What you are asked to do:
Your task is to repeat the lines below exactly, excluding any pictures they contain.

Collected material:

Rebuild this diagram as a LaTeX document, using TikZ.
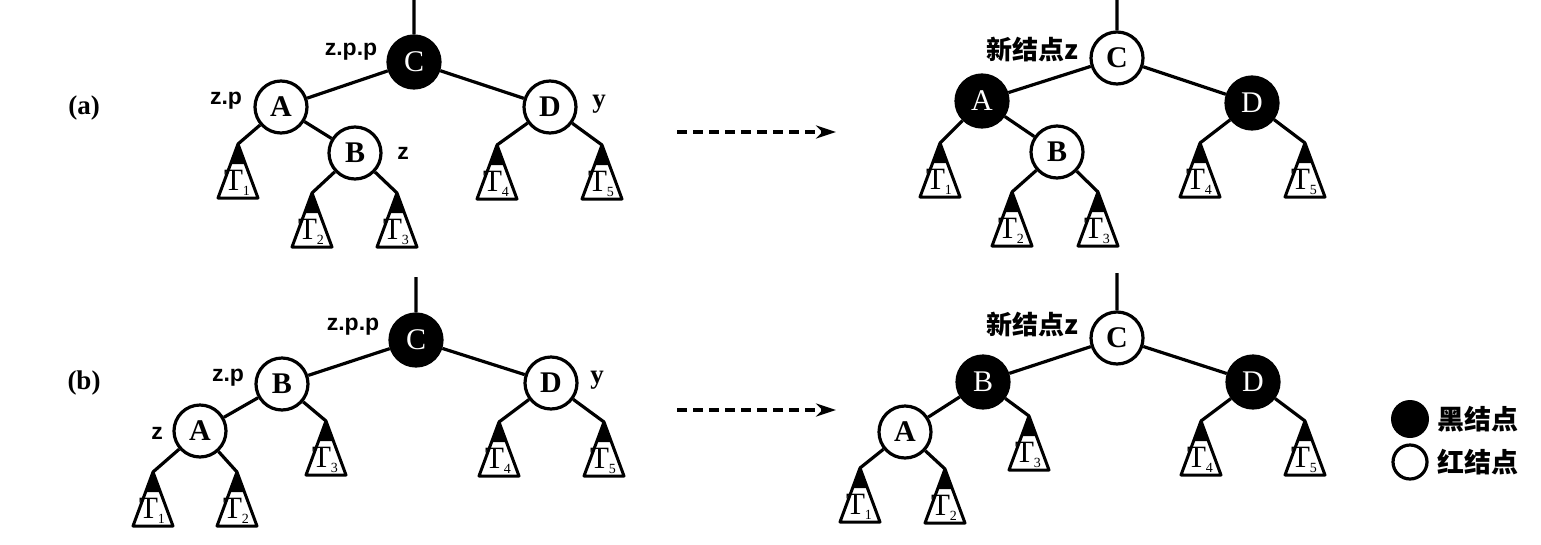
\documentclass[tikz,border=0pt]{standalone}
\usepackage{fontspec}
\setmainfont{Liberation Serif}
\newfontfamily\labsf{Liberation Sans}
\newfontfamily\cjk{Noto Sans CJK SC}
\usetikzlibrary{arrows.meta}
\tikzset{
 edge/.style={line width=3.2pt},
 wnode/.style={circle, draw, line width=3.2pt, fill=white, minimum size=52pt, inner sep=0pt, font=\fontsize{30}{30}\selectfont\bfseries},
 bnode/.style={circle, draw, line width=3.2pt, fill=black, minimum size=52pt, inner sep=0pt, text=white, font=\fontsize{30}{30}\selectfont},
 lab/.style={font=\labsf\bfseries\fontsize{23}{23}\selectfont, inner sep=0pt},
 serlab/.style={font=\bfseries\fontsize{27}{27}\selectfont, inner sep=0pt},
 cjklab/.style={font=\cjk\bfseries\fontsize{26}{26}\selectfont, inner sep=0pt},
 leglab/.style={font=\cjk\bfseries\fontsize{27}{27}\selectfont, inner sep=0pt, anchor=west},
 panlab/.style={font=\bfseries\fontsize{27}{27}\selectfont, inner sep=0pt},
 trans/.style={line width=3.5pt, dash pattern=on 10pt off 6pt, -{Stealth[length=20pt,width=13pt]}},
 pics/subtree/.style={code={
   \coordinate (-top) at (0,0);
   \draw[line width=3pt, line join=round] (0,0) -- (-20,54) -- (20,54) -- cycle;
   \fill (0,0) -- (-7.4,20) -- (7.4,20) -- cycle;
   \node[anchor=base, inner sep=0pt] at (-1,46) {\fontsize{31}{31}\selectfont T\raisebox{-5pt}{\fontsize{14}{14}\selectfont #1}};
 }}
}
\begin{document}
\begin{tikzpicture}[x=1pt,y=-1pt]
\useasboundingbox (0,0) rectangle (1541,544);
% ---------- (a) left ----------
\node[panlab] (la) at (84,108) {(a)};
\coordinate (aTop) at (414,0);
\pic (aT1) at (238,144) {subtree=1};
\pic (aT2) at (312,193) {subtree=2};
\pic (aT3) at (397,193) {subtree=3};
\pic (aT4) at (497,145) {subtree=4};
\pic (aT5) at (602,145) {subtree=5};
\node[bnode] (aC) at (414,62) {C};
\node[wnode] (aA) at (281,107) {A};
\node[wnode] (aB) at (355,153) {B};
\node[wnode] (aD) at (550,107) {D};
\draw[edge] (aTop) -- (aC) (aC) -- (aA) (aC) -- (aD) (aA) -- (aT1-top) (aA) -- (aB)
  (aB) -- (aT2-top) (aB) -- (aT3-top) (aD) -- (aT4-top) (aD) -- (aT5-top);
\node[lab] (azpp) at (351,52) {z.p.p};
\node[lab] (azp) at (226,101) {z.p};
\node[lab] (az) at (403,153) {z};
\node[serlab] (ay) at (599,104) {y};
\coordinate (aArrS) at (677,132);
\coordinate (aArrE) at (836,132);
\draw[trans] (aArrS) -- (aArrE);
% ---------- (a) right ----------
\coordinate (raTop) at (1117,0);
\pic (raT1) at (940,143) {subtree=1};
\pic (raT2) at (1012,192) {subtree=2};
\pic (raT3) at (1098,192) {subtree=3};
\pic (raT4) at (1200,143) {subtree=4};
\pic (raT5) at (1305,143) {subtree=5};
\node[wnode] (raC) at (1117,58) {C};
\node[bnode] (raA) at (982,101) {A};
\node[wnode] (raB) at (1057,152) {B};
\node[bnode] (raD) at (1252,103) {D};
\draw[edge] (raTop) -- (raC) (raC) -- (raA) (raC) -- (raD) (raA) -- (raT1-top) (raA) -- (raB)
  (raB) -- (raT2-top) (raB) -- (raT3-top) (raD) -- (raT4-top) (raD) -- (raT5-top);
\node[cjklab] (raz) at (1032,50) {新结点z};
% ---------- (b) left ----------
\node[panlab] (lb) at (84,383) {(b)};
\coordinate (bTop) at (416,277);
\pic (bT1) at (153,472) {subtree=1};
\pic (bT2) at (237,472) {subtree=2};
\pic (bT3) at (326,421) {subtree=3};
\pic (bT4) at (499,422) {subtree=4};
\pic (bT5) at (604,422) {subtree=5};
\node[bnode] (bC) at (416,340) {C};
\node[wnode] (bB) at (282,384) {B};
\node[wnode] (bA) at (200,431) {A};
\node[wnode] (bD) at (551,383) {D};
\draw[edge] (bTop) -- (bC) (bC) -- (bB) (bC) -- (bD) (bB) -- (bA) (bB) -- (bT3-top)
  (bA) -- (bT1-top) (bA) -- (bT2-top) (bD) -- (bT4-top) (bD) -- (bT5-top);
\node[lab] (bzpp) at (353,327) {z.p.p};
\node[lab] (bzp) at (228,378) {z.p};
\node[lab] (bz) at (157,433) {z};
\node[serlab] (by) at (597,380) {y};
\coordinate (bArrS) at (677,410);
\coordinate (bArrE) at (836,410);
\draw[trans] (bArrS) -- (bArrE);
% ---------- (b) right ----------
\coordinate (rbTop) at (1117,273);
\pic (rbT1) at (860,468) {subtree=1};
\pic (rbT2) at (945,469) {subtree=2};
\pic (rbT3) at (1029,416) {subtree=3};
\pic (rbT4) at (1201,421) {subtree=4};
\pic (rbT5) at (1305,421) {subtree=5};
\node[wnode] (rbC) at (1117,338) {C};
\node[bnode] (rbB) at (983,382) {B};
\node[wnode] (rbA) at (905,432) {A};
\node[bnode] (rbD) at (1253,382) {D};
\draw[edge] (rbTop) -- (rbC) (rbC) -- (rbB) (rbC) -- (rbD) (rbB) -- (rbA) (rbB) -- (rbT3-top)
  (rbA) -- (rbT1-top) (rbA) -- (rbT2-top) (rbD) -- (rbT4-top) (rbD) -- (rbT5-top);
\node[cjklab] (rbz) at (1032,325) {新结点z};
% ---------- legend ----------
\node[circle, fill=black, minimum size=38pt, inner sep=0pt] (legB) at (1410,419) {};
\node[leglab] (legBt) at (1437,419) {黑结点};
\node[circle, draw, line width=3.2pt, fill=white, minimum size=34pt, inner sep=0pt] (legW) at (1410,462) {};
\node[leglab] (legWt) at (1437,462) {红结点};
\end{tikzpicture}
\end{document}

Task solution:
Rebuild this diagram as a LaTeX document, using TikZ.
\documentclass[tikz,border=0pt]{standalone}
\usepackage{fontspec}
\setmainfont{Liberation Serif}
\newfontfamily\labsf{Liberation Sans}
\newfontfamily\cjk{Noto Sans CJK SC}
\usetikzlibrary{arrows.meta}
\tikzset{
 edge/.style={line width=3.2pt},
 wnode/.style={circle, draw, line width=3.2pt, fill=white, minimum size=52pt, inner sep=0pt, font=\fontsize{30}{30}\selectfont\bfseries},
 bnode/.style={circle, draw, line width=3.2pt, fill=black, minimum size=52pt, inner sep=0pt, text=white, font=\fontsize{30}{30}\selectfont},
 lab/.style={font=\labsf\bfseries\fontsize{23}{23}\selectfont, inner sep=0pt},
 serlab/.style={font=\bfseries\fontsize{27}{27}\selectfont, inner sep=0pt},
 cjklab/.style={font=\cjk\bfseries\fontsize{26}{26}\selectfont, inner sep=0pt},
 leglab/.style={font=\cjk\bfseries\fontsize{27}{27}\selectfont, inner sep=0pt, anchor=west},
 panlab/.style={font=\bfseries\fontsize{27}{27}\selectfont, inner sep=0pt},
 trans/.style={line width=3.5pt, dash pattern=on 10pt off 6pt, -{Stealth[length=20pt,width=13pt]}},
 pics/subtree/.style={code={
   \coordinate (-top) at (0,0);
   \draw[line width=3pt, line join=round] (0,0) -- (-20,54) -- (20,54) -- cycle;
   \fill (0,0) -- (-7.4,20) -- (7.4,20) -- cycle;
   \node[anchor=base, inner sep=0pt] at (-1,46) {\fontsize{31}{31}\selectfont T\raisebox{-5pt}{\fontsize{14}{14}\selectfont #1}};
 }}
}
\begin{document}
\begin{tikzpicture}[x=1pt,y=-1pt]
\useasboundingbox (0,0) rectangle (1541,544);
% ---------- (a) left ----------
\node[panlab] (la) at (84,108) {(a)};
\coordinate (aTop) at (414,0);
\pic (aT1) at (238,144) {subtree=1};
\pic (aT2) at (312,193) {subtree=2};
\pic (aT3) at (397,193) {subtree=3};
\pic (aT4) at (497,145) {subtree=4};
\pic (aT5) at (602,145) {subtree=5};
\node[bnode] (aC) at (414,62) {C};
\node[wnode] (aA) at (281,107) {A};
\node[wnode] (aB) at (355,153) {B};
\node[wnode] (aD) at (550,107) {D};
\draw[edge] (aTop) -- (aC) (aC) -- (aA) (aC) -- (aD) (aA) -- (aT1-top) (aA) -- (aB)
  (aB) -- (aT2-top) (aB) -- (aT3-top) (aD) -- (aT4-top) (aD) -- (aT5-top);
\node[lab] (azpp) at (351,52) {z.p.p};
\node[lab] (azp) at (226,101) {z.p};
\node[lab] (az) at (403,153) {z};
\node[serlab] (ay) at (599,104) {y};
\coordinate (aArrS) at (677,132);
\coordinate (aArrE) at (836,132);
\draw[trans] (aArrS) -- (aArrE);
% ---------- (a) right ----------
\coordinate (raTop) at (1117,0);
\pic (raT1) at (940,143) {subtree=1};
\pic (raT2) at (1012,192) {subtree=2};
\pic (raT3) at (1098,192) {subtree=3};
\pic (raT4) at (1200,143) {subtree=4};
\pic (raT5) at (1305,143) {subtree=5};
\node[wnode] (raC) at (1117,58) {C};
\node[bnode] (raA) at (982,101) {A};
\node[wnode] (raB) at (1057,152) {B};
\node[bnode] (raD) at (1252,103) {D};
\draw[edge] (raTop) -- (raC) (raC) -- (raA) (raC) -- (raD) (raA) -- (raT1-top) (raA) -- (raB)
  (raB) -- (raT2-top) (raB) -- (raT3-top) (raD) -- (raT4-top) (raD) -- (raT5-top);
\node[cjklab] (raz) at (1032,50) {新结点z};
% ---------- (b) left ----------
\node[panlab] (lb) at (84,383) {(b)};
\coordinate (bTop) at (416,277);
\pic (bT1) at (153,472) {subtree=1};
\pic (bT2) at (237,472) {subtree=2};
\pic (bT3) at (326,421) {subtree=3};
\pic (bT4) at (499,422) {subtree=4};
\pic (bT5) at (604,422) {subtree=5};
\node[bnode] (bC) at (416,340) {C};
\node[wnode] (bB) at (282,384) {B};
\node[wnode] (bA) at (200,431) {A};
\node[wnode] (bD) at (551,383) {D};
\draw[edge] (bTop) -- (bC) (bC) -- (bB) (bC) -- (bD) (bB) -- (bA) (bB) -- (bT3-top)
  (bA) -- (bT1-top) (bA) -- (bT2-top) (bD) -- (bT4-top) (bD) -- (bT5-top);
\node[lab] (bzpp) at (353,327) {z.p.p};
\node[lab] (bzp) at (228,378) {z.p};
\node[lab] (bz) at (157,433) {z};
\node[serlab] (by) at (597,380) {y};
\coordinate (bArrS) at (677,410);
\coordinate (bArrE) at (836,410);
\draw[trans] (bArrS) -- (bArrE);
% ---------- (b) right ----------
\coordinate (rbTop) at (1117,273);
\pic (rbT1) at (860,468) {subtree=1};
\pic (rbT2) at (945,469) {subtree=2};
\pic (rbT3) at (1029,416) {subtree=3};
\pic (rbT4) at (1201,421) {subtree=4};
\pic (rbT5) at (1305,421) {subtree=5};
\node[wnode] (rbC) at (1117,338) {C};
\node[bnode] (rbB) at (983,382) {B};
\node[wnode] (rbA) at (905,432) {A};
\node[bnode] (rbD) at (1253,382) {D};
\draw[edge] (rbTop) -- (rbC) (rbC) -- (rbB) (rbC) -- (rbD) (rbB) -- (rbA) (rbB) -- (rbT3-top)
  (rbA) -- (rbT1-top) (rbA) -- (rbT2-top) (rbD) -- (rbT4-top) (rbD) -- (rbT5-top);
\node[cjklab] (rbz) at (1032,325) {新结点z};
% ---------- legend ----------
\node[circle, fill=black, minimum size=38pt, inner sep=0pt] (legB) at (1410,419) {};
\node[leglab] (legBt) at (1437,419) {黑结点};
\node[circle, draw, line width=3.2pt, fill=white, minimum size=34pt, inner sep=0pt] (legW) at (1410,462) {};
\node[leglab] (legWt) at (1437,462) {红结点};
\end{tikzpicture}
\end{document}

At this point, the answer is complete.